## Material provided
◇ ◇ ◇

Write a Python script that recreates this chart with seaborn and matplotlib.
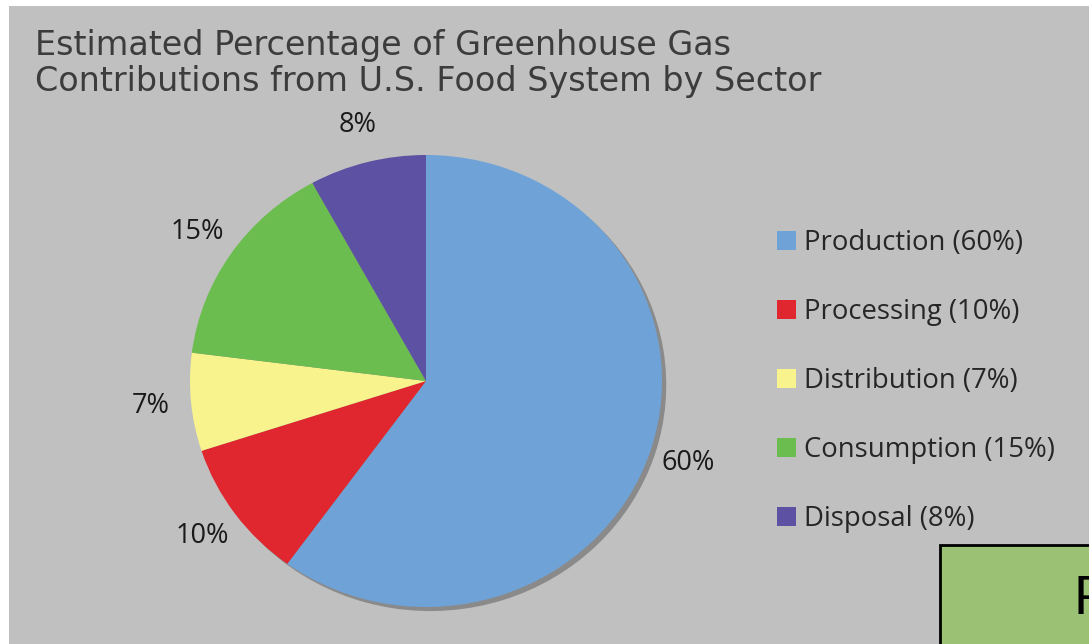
import matplotlib
matplotlib.use("Agg")
import matplotlib.pyplot as plt
from matplotlib.patches import Rectangle
import seaborn as sns

sectors = ["Production", "Processing", "Distribution", "Consumption", "Disposal"]
shares = [60, 10, 7, 15, 8]
colors = ["#6fa3d8", "#e0262f", "#f8f38c", "#6cbd4f", "#5c51a3"]

if __name__ == "__main__":
    sns.set_style("white")
    plt.rcParams["font.family"] = ["Open Sans", "DejaVu Sans"]

    W, H = 1089, 644
    fig = plt.figure(figsize=(W / 100, H / 100), dpi=100, facecolor="white")

    # grey panel (thin white margin top / left as in the screenshot)
    fig.patches.append(Rectangle((9 / W, 0), 1, 1 - 6 / H, transform=fig.transFigure,
                                 facecolor="#c0c0c0", edgecolor="none", zorder=-1))

    # axes box placed so that the unit pie lands at centre (426, 381), rx 236, ry 226
    cx, cy, rx, ry = 426, 381, 236, 226
    x0, x1, y0, y1 = -1.3, 1.3, -1.1, 1.3
    left = (cx + x0 * rx) / W
    width = (x1 - x0) * rx / W
    bottom = (H - cy + y0 * ry) / H
    height = (y1 - y0) * ry / H
    ax = fig.add_axes([left, bottom, width, height])
    ax.set_facecolor("none")

    # shadow
    ax.pie(shares, colors=["#8a8a8a"] * len(shares), startangle=90, counterclock=False,
           center=(0.018, -0.018), wedgeprops={"linewidth": 0})
    wedges, _, autotexts = ax.pie(
        shares, colors=colors, startangle=90, counterclock=False,
        autopct=lambda p: f"{p:.0f}%", pctdistance=1.17,
        wedgeprops={"linewidth": 0},
        textprops={"fontsize": 19.5, "color": "#1a1a1a"})
    ax.set_aspect("auto")
    ax.set_xlim(x0, x1)
    ax.set_ylim(y0, y1)
    ax.axis("off")

    fig.text(35 / W, 1 - 29 / H,
             "Estimated Percentage of Greenhouse Gas\nContributions from U.S. Food System by Sector",
             family="DejaVu Sans", fontsize=24.0, color="#3c3c3c", va="top", ha="left",
             linespacing=1.12)

    labels = [f"{s} ({v}%)" for s, v in zip(sectors, shares)]
    fig.legend(wedges, labels, loc="upper left", bbox_to_anchor=(777 / W, 1 - 229 / H),
               frameon=False, fontsize=19.8, handlelength=0.7, handleheight=0.7,
               handletextpad=0.3, labelspacing=1.49, borderpad=0, borderaxespad=0)

    # partly visible green box, bottom right
    fig.patches.append(Rectangle((940 / W, -0.05), 0.2, 0.05 + 1 - 545 / H,
                                 transform=fig.transFigure, facecolor="#9bc274",
                                 edgecolor="black", linewidth=2, zorder=3))
    fig.text(1073 / W, 1 - 600 / H, "P", family="Liberation Sans", fontsize=40,
             color="black", va="center", ha="left", zorder=4)

    fig.savefig("out.png", dpi=100)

◇ ◇ ◇

## Instruction
Transcribe the material exactly, keeping every word and none of the pictures.

## Solution to the problem
Write a Python script that recreates this chart with seaborn and matplotlib.
import matplotlib
matplotlib.use("Agg")
import matplotlib.pyplot as plt
from matplotlib.patches import Rectangle
import seaborn as sns

sectors = ["Production", "Processing", "Distribution", "Consumption", "Disposal"]
shares = [60, 10, 7, 15, 8]
colors = ["#6fa3d8", "#e0262f", "#f8f38c", "#6cbd4f", "#5c51a3"]

if __name__ == "__main__":
    sns.set_style("white")
    plt.rcParams["font.family"] = ["Open Sans", "DejaVu Sans"]

    W, H = 1089, 644
    fig = plt.figure(figsize=(W / 100, H / 100), dpi=100, facecolor="white")

    # grey panel (thin white margin top / left as in the screenshot)
    fig.patches.append(Rectangle((9 / W, 0), 1, 1 - 6 / H, transform=fig.transFigure,
                                 facecolor="#c0c0c0", edgecolor="none", zorder=-1))

    # axes box placed so that the unit pie lands at centre (426, 381), rx 236, ry 226
    cx, cy, rx, ry = 426, 381, 236, 226
    x0, x1, y0, y1 = -1.3, 1.3, -1.1, 1.3
    left = (cx + x0 * rx) / W
    width = (x1 - x0) * rx / W
    bottom = (H - cy + y0 * ry) / H
    height = (y1 - y0) * ry / H
    ax = fig.add_axes([left, bottom, width, height])
    ax.set_facecolor("none")

    # shadow
    ax.pie(shares, colors=["#8a8a8a"] * len(shares), startangle=90, counterclock=False,
           center=(0.018, -0.018), wedgeprops={"linewidth": 0})
    wedges, _, autotexts = ax.pie(
        shares, colors=colors, startangle=90, counterclock=False,
        autopct=lambda p: f"{p:.0f}%", pctdistance=1.17,
        wedgeprops={"linewidth": 0},
        textprops={"fontsize": 19.5, "color": "#1a1a1a"})
    ax.set_aspect("auto")
    ax.set_xlim(x0, x1)
    ax.set_ylim(y0, y1)
    ax.axis("off")

    fig.text(35 / W, 1 - 29 / H,
             "Estimated Percentage of Greenhouse Gas\nContributions from U.S. Food System by Sector",
             family="DejaVu Sans", fontsize=24.0, color="#3c3c3c", va="top", ha="left",
             linespacing=1.12)

    labels = [f"{s} ({v}%)" for s, v in zip(sectors, shares)]
    fig.legend(wedges, labels, loc="upper left", bbox_to_anchor=(777 / W, 1 - 229 / H),
               frameon=False, fontsize=19.8, handlelength=0.7, handleheight=0.7,
               handletextpad=0.3, labelspacing=1.49, borderpad=0, borderaxespad=0)

    # partly visible green box, bottom right
    fig.patches.append(Rectangle((940 / W, -0.05), 0.2, 0.05 + 1 - 545 / H,
                                 transform=fig.transFigure, facecolor="#9bc274",
                                 edgecolor="black", linewidth=2, zorder=3))
    fig.text(1073 / W, 1 - 600 / H, "P", family="Liberation Sans", fontsize=40,
             color="black", va="center", ha="left", zorder=4)

    fig.savefig("out.png", dpi=100)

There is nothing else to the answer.